◆ JOB: Transcribe each line exactly.
—————
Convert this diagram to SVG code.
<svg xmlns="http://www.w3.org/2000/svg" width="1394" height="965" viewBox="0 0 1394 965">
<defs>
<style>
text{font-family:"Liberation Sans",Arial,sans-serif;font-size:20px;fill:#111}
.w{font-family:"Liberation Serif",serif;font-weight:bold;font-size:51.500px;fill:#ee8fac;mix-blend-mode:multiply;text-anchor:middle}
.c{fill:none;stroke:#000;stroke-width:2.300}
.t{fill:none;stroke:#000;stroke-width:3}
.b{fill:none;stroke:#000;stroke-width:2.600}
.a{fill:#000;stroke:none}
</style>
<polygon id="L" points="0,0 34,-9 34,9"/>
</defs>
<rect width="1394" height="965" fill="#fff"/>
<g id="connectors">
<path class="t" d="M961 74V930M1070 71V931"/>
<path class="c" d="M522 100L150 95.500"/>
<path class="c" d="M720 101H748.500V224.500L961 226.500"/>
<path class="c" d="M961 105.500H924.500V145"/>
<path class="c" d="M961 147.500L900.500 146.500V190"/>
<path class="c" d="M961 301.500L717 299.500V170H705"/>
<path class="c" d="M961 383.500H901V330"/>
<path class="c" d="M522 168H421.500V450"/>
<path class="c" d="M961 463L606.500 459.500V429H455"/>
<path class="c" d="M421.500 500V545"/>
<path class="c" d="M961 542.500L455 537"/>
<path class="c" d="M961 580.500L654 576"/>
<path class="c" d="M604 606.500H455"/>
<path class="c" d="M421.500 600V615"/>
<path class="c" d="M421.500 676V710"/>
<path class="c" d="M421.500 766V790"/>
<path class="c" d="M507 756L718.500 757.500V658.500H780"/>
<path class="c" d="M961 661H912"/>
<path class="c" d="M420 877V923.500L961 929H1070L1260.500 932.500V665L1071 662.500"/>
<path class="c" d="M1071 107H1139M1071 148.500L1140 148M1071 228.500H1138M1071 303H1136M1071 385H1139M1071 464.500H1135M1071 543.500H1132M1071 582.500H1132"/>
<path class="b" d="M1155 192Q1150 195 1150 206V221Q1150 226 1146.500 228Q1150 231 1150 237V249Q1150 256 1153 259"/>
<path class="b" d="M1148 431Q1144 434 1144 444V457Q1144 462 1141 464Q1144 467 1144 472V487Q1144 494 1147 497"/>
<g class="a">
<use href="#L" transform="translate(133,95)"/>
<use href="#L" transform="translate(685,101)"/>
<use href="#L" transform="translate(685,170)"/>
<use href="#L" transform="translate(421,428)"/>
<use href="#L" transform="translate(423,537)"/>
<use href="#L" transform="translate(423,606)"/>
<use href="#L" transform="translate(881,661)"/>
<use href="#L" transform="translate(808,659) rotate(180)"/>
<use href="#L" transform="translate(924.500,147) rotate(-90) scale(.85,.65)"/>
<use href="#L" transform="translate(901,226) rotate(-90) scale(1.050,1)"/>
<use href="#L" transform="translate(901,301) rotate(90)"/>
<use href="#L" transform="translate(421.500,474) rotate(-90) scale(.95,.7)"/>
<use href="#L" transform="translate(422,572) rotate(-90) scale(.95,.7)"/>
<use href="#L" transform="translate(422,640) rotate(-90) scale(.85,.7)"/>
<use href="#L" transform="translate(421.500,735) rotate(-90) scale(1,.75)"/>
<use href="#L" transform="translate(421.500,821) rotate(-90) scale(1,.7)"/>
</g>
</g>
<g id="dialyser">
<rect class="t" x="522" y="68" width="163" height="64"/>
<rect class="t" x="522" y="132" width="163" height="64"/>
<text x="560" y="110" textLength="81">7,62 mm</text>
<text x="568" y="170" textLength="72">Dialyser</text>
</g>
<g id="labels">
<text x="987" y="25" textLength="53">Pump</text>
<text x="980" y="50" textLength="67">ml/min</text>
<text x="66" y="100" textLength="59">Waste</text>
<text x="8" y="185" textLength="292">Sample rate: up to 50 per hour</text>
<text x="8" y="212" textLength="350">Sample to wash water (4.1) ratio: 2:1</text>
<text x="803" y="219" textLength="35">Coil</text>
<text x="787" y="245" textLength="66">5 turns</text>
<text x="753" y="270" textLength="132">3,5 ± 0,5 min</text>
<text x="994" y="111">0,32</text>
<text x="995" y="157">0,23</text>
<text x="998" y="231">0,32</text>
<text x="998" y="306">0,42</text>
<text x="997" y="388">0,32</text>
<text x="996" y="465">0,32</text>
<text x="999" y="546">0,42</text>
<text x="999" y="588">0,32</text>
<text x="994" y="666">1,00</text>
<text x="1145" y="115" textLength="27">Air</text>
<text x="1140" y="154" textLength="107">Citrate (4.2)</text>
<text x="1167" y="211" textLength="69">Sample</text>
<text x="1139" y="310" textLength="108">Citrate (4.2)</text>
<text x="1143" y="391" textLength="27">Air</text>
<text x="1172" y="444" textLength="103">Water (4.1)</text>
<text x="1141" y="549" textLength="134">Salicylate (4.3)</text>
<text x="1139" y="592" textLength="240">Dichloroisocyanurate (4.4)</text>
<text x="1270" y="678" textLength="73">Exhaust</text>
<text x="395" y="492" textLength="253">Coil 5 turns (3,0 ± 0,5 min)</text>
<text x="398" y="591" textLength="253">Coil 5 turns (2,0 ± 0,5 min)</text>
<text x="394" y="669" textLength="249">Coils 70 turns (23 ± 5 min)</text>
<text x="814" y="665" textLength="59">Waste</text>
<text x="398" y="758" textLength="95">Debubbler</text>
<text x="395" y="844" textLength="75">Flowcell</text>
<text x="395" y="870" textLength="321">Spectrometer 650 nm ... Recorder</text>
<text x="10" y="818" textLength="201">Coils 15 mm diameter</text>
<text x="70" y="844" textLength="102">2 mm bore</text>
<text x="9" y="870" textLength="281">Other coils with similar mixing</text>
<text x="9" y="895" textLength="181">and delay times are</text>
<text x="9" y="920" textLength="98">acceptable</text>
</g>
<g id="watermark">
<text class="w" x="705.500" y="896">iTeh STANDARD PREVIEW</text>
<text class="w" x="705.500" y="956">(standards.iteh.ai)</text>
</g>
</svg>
—————
◆ SOLUTION FOR THIS PROBLEM:
Convert this diagram to SVG code.
<svg xmlns="http://www.w3.org/2000/svg" width="1394" height="965" viewBox="0 0 1394 965">
<defs>
<style>
text{font-family:"Liberation Sans",Arial,sans-serif;font-size:20px;fill:#111}
.w{font-family:"Liberation Serif",serif;font-weight:bold;font-size:51.500px;fill:#ee8fac;mix-blend-mode:multiply;text-anchor:middle}
.c{fill:none;stroke:#000;stroke-width:2.300}
.t{fill:none;stroke:#000;stroke-width:3}
.b{fill:none;stroke:#000;stroke-width:2.600}
.a{fill:#000;stroke:none}
</style>
<polygon id="L" points="0,0 34,-9 34,9"/>
</defs>
<rect width="1394" height="965" fill="#fff"/>
<g id="connectors">
<path class="t" d="M961 74V930M1070 71V931"/>
<path class="c" d="M522 100L150 95.500"/>
<path class="c" d="M720 101H748.500V224.500L961 226.500"/>
<path class="c" d="M961 105.500H924.500V145"/>
<path class="c" d="M961 147.500L900.500 146.500V190"/>
<path class="c" d="M961 301.500L717 299.500V170H705"/>
<path class="c" d="M961 383.500H901V330"/>
<path class="c" d="M522 168H421.500V450"/>
<path class="c" d="M961 463L606.500 459.500V429H455"/>
<path class="c" d="M421.500 500V545"/>
<path class="c" d="M961 542.500L455 537"/>
<path class="c" d="M961 580.500L654 576"/>
<path class="c" d="M604 606.500H455"/>
<path class="c" d="M421.500 600V615"/>
<path class="c" d="M421.500 676V710"/>
<path class="c" d="M421.500 766V790"/>
<path class="c" d="M507 756L718.500 757.500V658.500H780"/>
<path class="c" d="M961 661H912"/>
<path class="c" d="M420 877V923.500L961 929H1070L1260.500 932.500V665L1071 662.500"/>
<path class="c" d="M1071 107H1139M1071 148.500L1140 148M1071 228.500H1138M1071 303H1136M1071 385H1139M1071 464.500H1135M1071 543.500H1132M1071 582.500H1132"/>
<path class="b" d="M1155 192Q1150 195 1150 206V221Q1150 226 1146.500 228Q1150 231 1150 237V249Q1150 256 1153 259"/>
<path class="b" d="M1148 431Q1144 434 1144 444V457Q1144 462 1141 464Q1144 467 1144 472V487Q1144 494 1147 497"/>
<g class="a">
<use href="#L" transform="translate(133,95)"/>
<use href="#L" transform="translate(685,101)"/>
<use href="#L" transform="translate(685,170)"/>
<use href="#L" transform="translate(421,428)"/>
<use href="#L" transform="translate(423,537)"/>
<use href="#L" transform="translate(423,606)"/>
<use href="#L" transform="translate(881,661)"/>
<use href="#L" transform="translate(808,659) rotate(180)"/>
<use href="#L" transform="translate(924.500,147) rotate(-90) scale(.85,.65)"/>
<use href="#L" transform="translate(901,226) rotate(-90) scale(1.050,1)"/>
<use href="#L" transform="translate(901,301) rotate(90)"/>
<use href="#L" transform="translate(421.500,474) rotate(-90) scale(.95,.7)"/>
<use href="#L" transform="translate(422,572) rotate(-90) scale(.95,.7)"/>
<use href="#L" transform="translate(422,640) rotate(-90) scale(.85,.7)"/>
<use href="#L" transform="translate(421.500,735) rotate(-90) scale(1,.75)"/>
<use href="#L" transform="translate(421.500,821) rotate(-90) scale(1,.7)"/>
</g>
</g>
<g id="dialyser">
<rect class="t" x="522" y="68" width="163" height="64"/>
<rect class="t" x="522" y="132" width="163" height="64"/>
<text x="560" y="110" textLength="81">7,62 mm</text>
<text x="568" y="170" textLength="72">Dialyser</text>
</g>
<g id="labels">
<text x="987" y="25" textLength="53">Pump</text>
<text x="980" y="50" textLength="67">ml/min</text>
<text x="66" y="100" textLength="59">Waste</text>
<text x="8" y="185" textLength="292">Sample rate: up to 50 per hour</text>
<text x="8" y="212" textLength="350">Sample to wash water (4.1) ratio: 2:1</text>
<text x="803" y="219" textLength="35">Coil</text>
<text x="787" y="245" textLength="66">5 turns</text>
<text x="753" y="270" textLength="132">3,5 ± 0,5 min</text>
<text x="994" y="111">0,32</text>
<text x="995" y="157">0,23</text>
<text x="998" y="231">0,32</text>
<text x="998" y="306">0,42</text>
<text x="997" y="388">0,32</text>
<text x="996" y="465">0,32</text>
<text x="999" y="546">0,42</text>
<text x="999" y="588">0,32</text>
<text x="994" y="666">1,00</text>
<text x="1145" y="115" textLength="27">Air</text>
<text x="1140" y="154" textLength="107">Citrate (4.2)</text>
<text x="1167" y="211" textLength="69">Sample</text>
<text x="1139" y="310" textLength="108">Citrate (4.2)</text>
<text x="1143" y="391" textLength="27">Air</text>
<text x="1172" y="444" textLength="103">Water (4.1)</text>
<text x="1141" y="549" textLength="134">Salicylate (4.3)</text>
<text x="1139" y="592" textLength="240">Dichloroisocyanurate (4.4)</text>
<text x="1270" y="678" textLength="73">Exhaust</text>
<text x="395" y="492" textLength="253">Coil 5 turns (3,0 ± 0,5 min)</text>
<text x="398" y="591" textLength="253">Coil 5 turns (2,0 ± 0,5 min)</text>
<text x="394" y="669" textLength="249">Coils 70 turns (23 ± 5 min)</text>
<text x="814" y="665" textLength="59">Waste</text>
<text x="398" y="758" textLength="95">Debubbler</text>
<text x="395" y="844" textLength="75">Flowcell</text>
<text x="395" y="870" textLength="321">Spectrometer 650 nm ... Recorder</text>
<text x="10" y="818" textLength="201">Coils 15 mm diameter</text>
<text x="70" y="844" textLength="102">2 mm bore</text>
<text x="9" y="870" textLength="281">Other coils with similar mixing</text>
<text x="9" y="895" textLength="181">and delay times are</text>
<text x="9" y="920" textLength="98">acceptable</text>
</g>
<g id="watermark">
<text class="w" x="705.500" y="896">iTeh STANDARD PREVIEW</text>
<text class="w" x="705.500" y="956">(standards.iteh.ai)</text>
</g>
</svg>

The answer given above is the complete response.